* start *

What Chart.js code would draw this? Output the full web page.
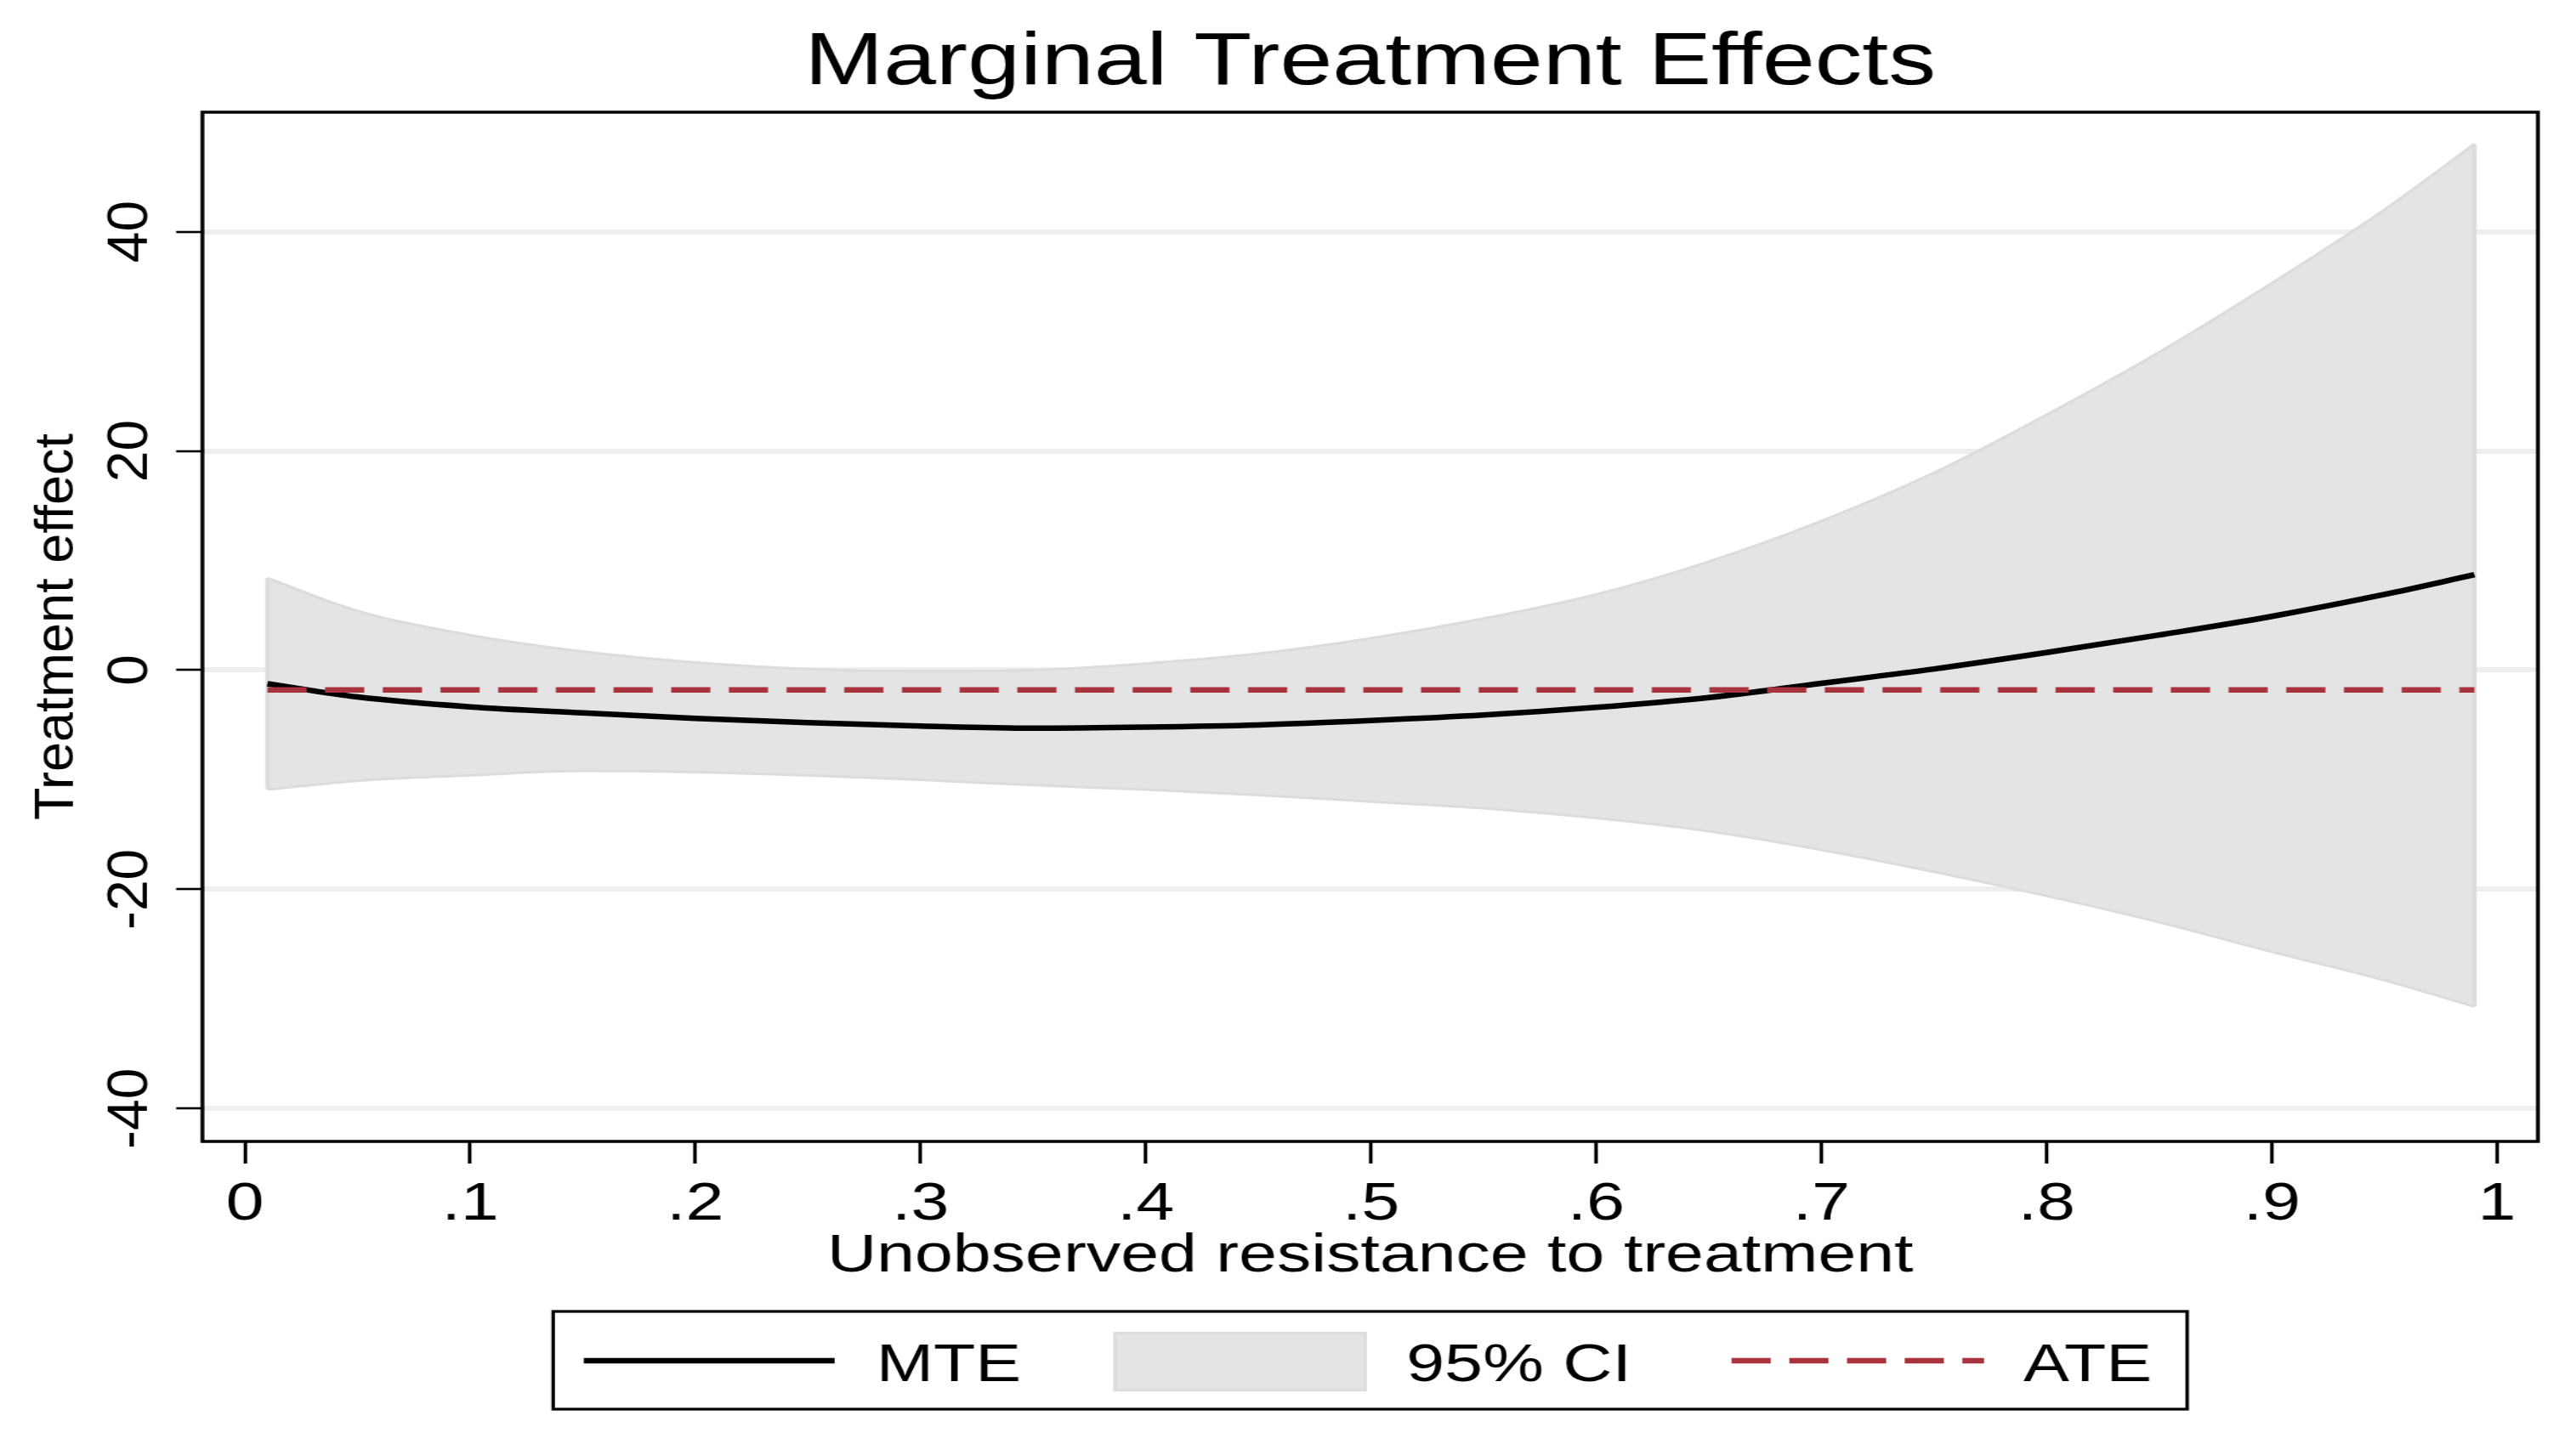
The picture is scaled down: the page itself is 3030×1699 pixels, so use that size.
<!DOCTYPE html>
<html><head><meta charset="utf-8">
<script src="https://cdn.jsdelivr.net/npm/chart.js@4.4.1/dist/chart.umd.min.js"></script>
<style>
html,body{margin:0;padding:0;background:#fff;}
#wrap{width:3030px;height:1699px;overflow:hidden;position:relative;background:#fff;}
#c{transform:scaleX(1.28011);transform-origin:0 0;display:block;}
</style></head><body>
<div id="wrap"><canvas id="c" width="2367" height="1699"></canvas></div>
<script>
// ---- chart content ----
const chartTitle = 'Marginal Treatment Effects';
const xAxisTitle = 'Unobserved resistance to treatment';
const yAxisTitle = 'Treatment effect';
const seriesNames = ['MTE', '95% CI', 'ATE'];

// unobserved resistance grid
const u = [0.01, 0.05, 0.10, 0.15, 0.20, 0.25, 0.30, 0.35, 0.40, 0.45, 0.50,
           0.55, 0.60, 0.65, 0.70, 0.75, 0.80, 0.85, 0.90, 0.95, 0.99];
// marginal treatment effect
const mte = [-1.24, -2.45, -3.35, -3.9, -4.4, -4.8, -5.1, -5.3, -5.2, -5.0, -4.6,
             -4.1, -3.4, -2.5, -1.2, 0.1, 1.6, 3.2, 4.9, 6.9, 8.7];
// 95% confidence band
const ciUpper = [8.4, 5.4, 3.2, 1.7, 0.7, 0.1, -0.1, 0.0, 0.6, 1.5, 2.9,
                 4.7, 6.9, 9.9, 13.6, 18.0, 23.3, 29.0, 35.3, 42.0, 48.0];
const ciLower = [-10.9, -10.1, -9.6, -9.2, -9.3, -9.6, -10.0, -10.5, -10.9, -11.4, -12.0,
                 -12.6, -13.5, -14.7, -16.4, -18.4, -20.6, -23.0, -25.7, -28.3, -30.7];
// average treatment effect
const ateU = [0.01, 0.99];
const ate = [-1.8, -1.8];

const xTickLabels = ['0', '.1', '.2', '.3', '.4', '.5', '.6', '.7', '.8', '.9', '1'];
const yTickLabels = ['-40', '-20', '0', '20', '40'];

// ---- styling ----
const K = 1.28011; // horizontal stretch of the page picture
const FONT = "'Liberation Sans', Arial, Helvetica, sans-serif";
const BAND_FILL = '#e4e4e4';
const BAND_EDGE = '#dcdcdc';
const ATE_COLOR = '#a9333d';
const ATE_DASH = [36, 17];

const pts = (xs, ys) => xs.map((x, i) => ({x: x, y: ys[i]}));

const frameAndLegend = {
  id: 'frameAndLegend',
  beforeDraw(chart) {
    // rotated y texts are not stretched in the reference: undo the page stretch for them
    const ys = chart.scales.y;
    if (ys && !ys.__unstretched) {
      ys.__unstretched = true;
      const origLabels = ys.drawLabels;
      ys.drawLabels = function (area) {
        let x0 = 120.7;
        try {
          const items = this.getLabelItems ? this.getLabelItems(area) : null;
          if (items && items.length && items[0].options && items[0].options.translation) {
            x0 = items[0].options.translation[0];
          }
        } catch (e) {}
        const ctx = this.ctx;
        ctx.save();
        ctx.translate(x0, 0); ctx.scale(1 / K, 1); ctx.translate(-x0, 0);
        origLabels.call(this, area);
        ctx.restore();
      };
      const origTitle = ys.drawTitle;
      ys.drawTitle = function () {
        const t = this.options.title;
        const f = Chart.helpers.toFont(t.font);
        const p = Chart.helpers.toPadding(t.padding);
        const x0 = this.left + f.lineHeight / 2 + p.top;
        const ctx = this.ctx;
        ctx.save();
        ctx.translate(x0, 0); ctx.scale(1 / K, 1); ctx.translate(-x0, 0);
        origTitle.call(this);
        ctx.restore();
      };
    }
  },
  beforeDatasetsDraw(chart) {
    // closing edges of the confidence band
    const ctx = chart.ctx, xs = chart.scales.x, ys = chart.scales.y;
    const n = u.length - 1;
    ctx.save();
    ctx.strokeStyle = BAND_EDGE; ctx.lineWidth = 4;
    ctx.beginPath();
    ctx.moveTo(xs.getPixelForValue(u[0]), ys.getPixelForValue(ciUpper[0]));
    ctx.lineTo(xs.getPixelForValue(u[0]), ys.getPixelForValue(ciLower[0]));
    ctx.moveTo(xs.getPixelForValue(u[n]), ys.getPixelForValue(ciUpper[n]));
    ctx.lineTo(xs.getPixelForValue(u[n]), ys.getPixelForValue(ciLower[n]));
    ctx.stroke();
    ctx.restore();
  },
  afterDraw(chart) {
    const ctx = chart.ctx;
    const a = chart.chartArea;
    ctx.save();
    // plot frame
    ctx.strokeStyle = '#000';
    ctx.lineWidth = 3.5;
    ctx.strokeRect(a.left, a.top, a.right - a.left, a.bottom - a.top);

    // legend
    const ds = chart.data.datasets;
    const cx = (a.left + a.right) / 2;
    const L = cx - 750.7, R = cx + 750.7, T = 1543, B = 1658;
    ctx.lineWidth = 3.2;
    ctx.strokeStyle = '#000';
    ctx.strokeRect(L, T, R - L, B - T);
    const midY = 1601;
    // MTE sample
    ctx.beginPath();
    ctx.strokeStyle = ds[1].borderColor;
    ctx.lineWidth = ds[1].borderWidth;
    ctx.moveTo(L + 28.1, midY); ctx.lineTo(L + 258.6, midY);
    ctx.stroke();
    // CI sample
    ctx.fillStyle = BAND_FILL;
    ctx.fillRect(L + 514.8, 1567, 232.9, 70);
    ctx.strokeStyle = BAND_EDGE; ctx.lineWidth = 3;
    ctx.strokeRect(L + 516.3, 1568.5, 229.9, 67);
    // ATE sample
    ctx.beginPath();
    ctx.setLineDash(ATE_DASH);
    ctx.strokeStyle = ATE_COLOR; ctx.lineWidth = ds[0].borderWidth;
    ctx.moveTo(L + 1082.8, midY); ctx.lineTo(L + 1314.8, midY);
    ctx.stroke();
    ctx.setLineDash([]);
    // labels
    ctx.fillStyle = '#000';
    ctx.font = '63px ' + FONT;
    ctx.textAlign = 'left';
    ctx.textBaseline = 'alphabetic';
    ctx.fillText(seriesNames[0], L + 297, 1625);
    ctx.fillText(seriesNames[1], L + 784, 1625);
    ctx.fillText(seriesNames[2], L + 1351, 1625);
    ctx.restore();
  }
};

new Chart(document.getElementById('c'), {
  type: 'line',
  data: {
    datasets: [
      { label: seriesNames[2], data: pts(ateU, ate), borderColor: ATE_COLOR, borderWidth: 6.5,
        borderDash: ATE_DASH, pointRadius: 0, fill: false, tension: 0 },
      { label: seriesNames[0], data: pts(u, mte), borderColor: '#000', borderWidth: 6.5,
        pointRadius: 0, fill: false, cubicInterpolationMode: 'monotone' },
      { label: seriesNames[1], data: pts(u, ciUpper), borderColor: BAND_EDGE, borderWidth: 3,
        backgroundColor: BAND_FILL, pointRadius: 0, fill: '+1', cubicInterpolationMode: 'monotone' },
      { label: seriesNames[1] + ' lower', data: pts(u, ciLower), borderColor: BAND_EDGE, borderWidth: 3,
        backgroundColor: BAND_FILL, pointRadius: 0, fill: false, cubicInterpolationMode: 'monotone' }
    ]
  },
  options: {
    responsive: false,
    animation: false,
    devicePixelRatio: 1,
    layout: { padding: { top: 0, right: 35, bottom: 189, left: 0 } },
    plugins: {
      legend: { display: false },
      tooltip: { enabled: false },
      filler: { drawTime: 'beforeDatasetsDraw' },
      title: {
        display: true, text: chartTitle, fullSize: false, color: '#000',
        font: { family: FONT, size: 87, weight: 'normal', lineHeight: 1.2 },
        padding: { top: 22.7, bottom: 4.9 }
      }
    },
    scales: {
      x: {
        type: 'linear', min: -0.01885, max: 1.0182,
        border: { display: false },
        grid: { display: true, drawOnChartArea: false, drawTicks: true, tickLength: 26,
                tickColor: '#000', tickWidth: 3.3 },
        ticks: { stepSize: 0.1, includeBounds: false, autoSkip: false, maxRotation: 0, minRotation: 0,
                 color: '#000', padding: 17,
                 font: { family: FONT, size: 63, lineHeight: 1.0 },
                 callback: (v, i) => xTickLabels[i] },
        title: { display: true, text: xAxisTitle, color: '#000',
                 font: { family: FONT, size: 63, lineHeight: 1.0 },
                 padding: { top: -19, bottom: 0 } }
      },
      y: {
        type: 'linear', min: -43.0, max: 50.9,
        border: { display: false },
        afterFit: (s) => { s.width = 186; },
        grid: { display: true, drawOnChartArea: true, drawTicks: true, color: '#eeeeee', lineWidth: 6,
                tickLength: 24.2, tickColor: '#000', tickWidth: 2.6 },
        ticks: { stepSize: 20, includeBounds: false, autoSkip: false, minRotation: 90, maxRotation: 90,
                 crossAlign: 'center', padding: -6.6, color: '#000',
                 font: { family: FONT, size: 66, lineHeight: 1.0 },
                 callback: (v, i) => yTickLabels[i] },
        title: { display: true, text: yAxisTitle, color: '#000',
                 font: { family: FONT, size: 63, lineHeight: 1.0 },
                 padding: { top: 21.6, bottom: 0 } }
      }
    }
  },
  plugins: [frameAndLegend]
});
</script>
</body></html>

* end *

Every line from the top of the material above through the line with "const yTickLabels = ['-40', '-20', '0', '20', '40'];" should be duplicated exactly, please; leave out the pictures.

What Chart.js code would draw this? Output the full web page.
The picture is scaled down: the page itself is 3030×1699 pixels, so use that size.
<!DOCTYPE html>
<html><head><meta charset="utf-8">
<script src="https://cdn.jsdelivr.net/npm/chart.js@4.4.1/dist/chart.umd.min.js"></script>
<style>
html,body{margin:0;padding:0;background:#fff;}
#wrap{width:3030px;height:1699px;overflow:hidden;position:relative;background:#fff;}
#c{transform:scaleX(1.28011);transform-origin:0 0;display:block;}
</style></head><body>
<div id="wrap"><canvas id="c" width="2367" height="1699"></canvas></div>
<script>
// ---- chart content ----
const chartTitle = 'Marginal Treatment Effects';
const xAxisTitle = 'Unobserved resistance to treatment';
const yAxisTitle = 'Treatment effect';
const seriesNames = ['MTE', '95% CI', 'ATE'];

// unobserved resistance grid
const u = [0.01, 0.05, 0.10, 0.15, 0.20, 0.25, 0.30, 0.35, 0.40, 0.45, 0.50,
           0.55, 0.60, 0.65, 0.70, 0.75, 0.80, 0.85, 0.90, 0.95, 0.99];
// marginal treatment effect
const mte = [-1.24, -2.45, -3.35, -3.9, -4.4, -4.8, -5.1, -5.3, -5.2, -5.0, -4.6,
             -4.1, -3.4, -2.5, -1.2, 0.1, 1.6, 3.2, 4.9, 6.9, 8.7];
// 95% confidence band
const ciUpper = [8.4, 5.4, 3.2, 1.7, 0.7, 0.1, -0.1, 0.0, 0.6, 1.5, 2.9,
                 4.7, 6.9, 9.9, 13.6, 18.0, 23.3, 29.0, 35.3, 42.0, 48.0];
const ciLower = [-10.9, -10.1, -9.6, -9.2, -9.3, -9.6, -10.0, -10.5, -10.9, -11.4, -12.0,
                 -12.6, -13.5, -14.7, -16.4, -18.4, -20.6, -23.0, -25.7, -28.3, -30.7];
// average treatment effect
const ateU = [0.01, 0.99];
const ate = [-1.8, -1.8];

const xTickLabels = ['0', '.1', '.2', '.3', '.4', '.5', '.6', '.7', '.8', '.9', '1'];
const yTickLabels = ['-40', '-20', '0', '20', '40'];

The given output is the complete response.